In business terms, we can define cash flow as the movement of money into and out of a company. This is why it is one of the most important indicators of financial health.
Not only can cash flow show if a business is profitable, but also if it has the ability to meet its day-to-day financial obligations.
When more cash enters the business than leaves, the company has positive cash flow, signalling stability and the capacity to grow. If more cash leaves than comes in, that is negative cash flow; which may indicate financial strain, or reflect short-term investments.
This article discusses why cash flow is important in finance, including how it helps and the various types. We will round off with some tips on how to manage cash flow in a new small business.
Why is cash flow important in finance?
By looking at cash flow statements, stakeholders such as business owners, executives, investors and lenders can see a picture of how money is moving through a company.
An overview of cash inflows and outflows provides insight into the working capital of a business, as well as its ability to cover short-term liabilities.
Looking at cash flow, it is possible to see; whether a business can meet immediate financial obligations; how efficiently it generates cash from operations; whether growth or investment activities are sustainable; and the overall liquidity of a business.
Ultimately, cash flow touches nearly every part of financial management.
Types of cash flow
We can divide cash flow into three main types. Each offers its own insight into the financial health of a business:
Operating cash flow (OCF)
Operating cash flow represents money generated through normal business operations, i.e. selling goods or services. It includes cash receipts from customers and cash payments for wages, inventory, utilities, and other operating expenses.
A strong OCF indicates that the company can sustain itself without relying on loans or asset sales.
Investing cash flow
Investing cash flow shows money spent on or received from long-term assets. These may include items of equipment, property or financial investments. Negative cash flow might not be a concern. Often, it means the company is investing in its growth.
Financing activities cash flow
Financing cash flow indicates how a company funds its operations and expansion. This type of cash flow can include money spent on or received from taking loans, repaying debt or paying dividends.
How positive or negative financing cash flow is interpreted comes down to context. In some cases, borrowing funds may signal financial stress, and in other cases, it could just reflect expansion.

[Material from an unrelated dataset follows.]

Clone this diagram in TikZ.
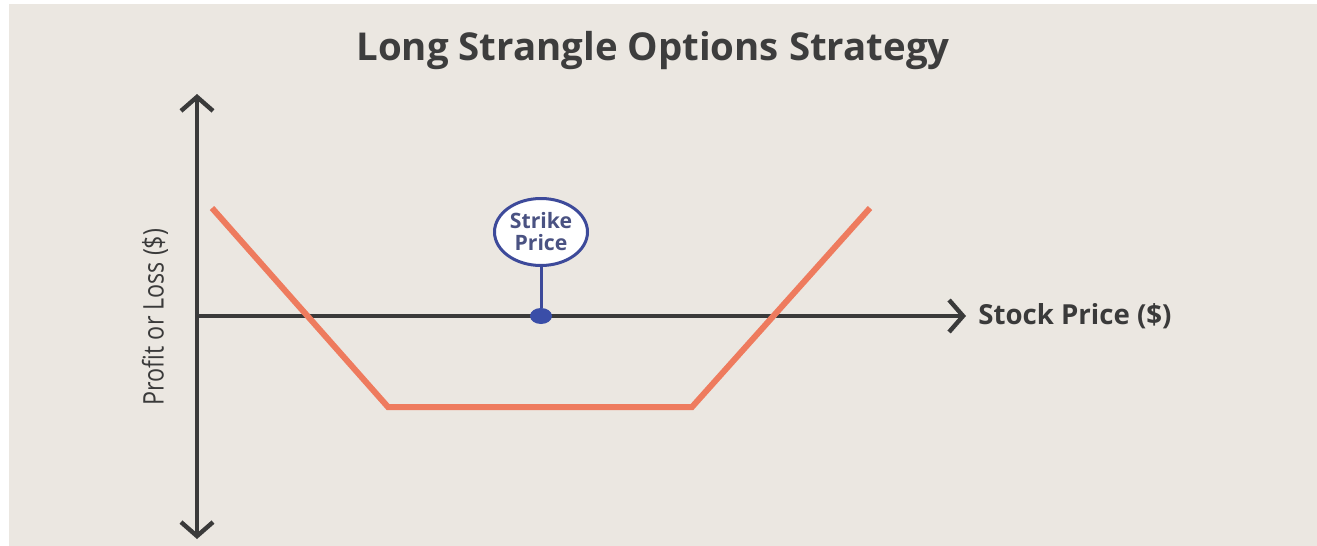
\documentclass[tikz,border=0pt]{standalone}
\usepackage{fontspec}
\setmainfont{Open Sans}
\newfontfamily\narrowsans{Open Sans}[FakeStretch=0.82]
\usetikzlibrary{arrows.meta,shapes.geometric}
\definecolor{paper}{HTML}{EBE7E1}
\definecolor{axisgray}{HTML}{3A3A3A}
\definecolor{payoff}{HTML}{EE7B5E}
\definecolor{strikeblue}{HTML}{3A4EA8}
\definecolor{strikeedge}{HTML}{3D4A9A}
\definecolor{striketext}{HTML}{4A5282}
\definecolor{titlegray}{HTML}{3D3D3D}
\tikzset{
  axisline/.style={draw=axisgray, line width=2.4pt, -{Straight Barb[length=7pt,width=16pt,line width=2.2pt]}},
  payoffline/.style={draw=payoff, line width=3pt, line join=miter},
  strikebubble/.style={ellipse, draw=strikeedge, line width=1.5pt, fill=white,
    minimum width=46.5pt, minimum height=33.5pt, inner sep=0pt, align=center,
    text=striketext, font=\fontsize{10.6}{11}\selectfont\bfseries},
  strikedot/.style={ellipse, fill=strikeblue, minimum width=11pt, minimum height=8pt, inner sep=0pt},
  axislabel/.style={text=axisgray, inner sep=0pt}
}
\begin{document}
\begin{tikzpicture}[x=0.5pt, y=-0.5pt]
  % page and backdrop
  \useasboundingbox (0,0) rectangle (1317,546);
  \fill[white] (0,0) rectangle (1317,546);
  \fill[paper] (9,4) rectangle (1317,546);

  % title
  \node[text=titlegray, font=\fontsize{19.2}{22}\selectfont\bfseries] (title) at (653,51) {Long Strangle Options Strategy};

  % axes
  \coordinate (origin) at (197,316);
  \coordinate (ytop) at (197,94);
  \coordinate (ybot) at (197,539);
  \coordinate (xend) at (966,316);
  \draw[axisline] (origin) -- (ytop);
  \draw[axisline] (origin) -- (ybot);
  \draw[axisline] (origin) -- (xend);

  \node[axislabel, anchor=west, font=\fontsize{13.8}{15}\selectfont\bfseries] (xlabel) at (978,316) {Stock Price (\$)};
  \node[axislabel, rotate=90, font=\narrowsans\fontsize{14.2}{16}\selectfont] (ylabel) at (155,317) {Profit or Loss (\$)};

  % payoff of the long strangle
  \coordinate (p1) at (212,208);
  \coordinate (p2) at (388,407);
  \coordinate (p3) at (692,407);
  \coordinate (p4) at (870,208);
  \draw[payoffline] (p1) -- (p2) -- (p3) -- (p4);

  % strike price marker
  \node[strikebubble] (strike) at (541,232) {Strike\\Price};
  \node[strikedot] (dot) at (541,316) {};
  \draw[strikeedge, line width=1.5pt] (strike.south) -- (dot.north);
\end{tikzpicture}
\end{document}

Can cash flow help with finance?
Cash flow is one of the most valuable tools for financial management. It supports both short-term decisions and long-term strategy.
Consistent positive cash flow demonstrates that a business can cover expenses, repay debts and invest in operations. Cash flow data helps management to foresee upcoming expenses, and choose the best times to invest or cut back.
When evaluating risk, lenders and investors look for strong cash flow when obtaining loans, negotiating terms or attracting investment. Analysing cash flow can also uncover vulnerabilities. Once businesses identify issues such as slow-paying clients or rising costs, they can take steps to remedy the situation.
How to manage cash flow in a new small business
As a startup or small business, maintaining a steady cash flow can be vital to smooth day-to-day operations. Here are some cash flow strategies to take on board:
Keep accurate records
Track all income and expenses in real time. Accurate bookkeeping ensures you always know your financial position and can spot issues early.
Plan ahead
Anticipate upcoming bills, tax payments, and seasonal changes in sales. Planning helps prevent cash shortages and supports smarter financial decisions.
Invoice quickly
Send invoices promptly and follow up on late payments. The faster money enters the business, the easier it is to maintain positive cash flow.
Regularly update cash flow forecasts
Forecasting helps you predict future cash needs, spot potential gaps, and adjust spending or pricing strategies accordingly.
Build a cash reserve
Having backup funds protects your business from unexpected expenses or temporary drops in revenue, reducing stress and improving resilience.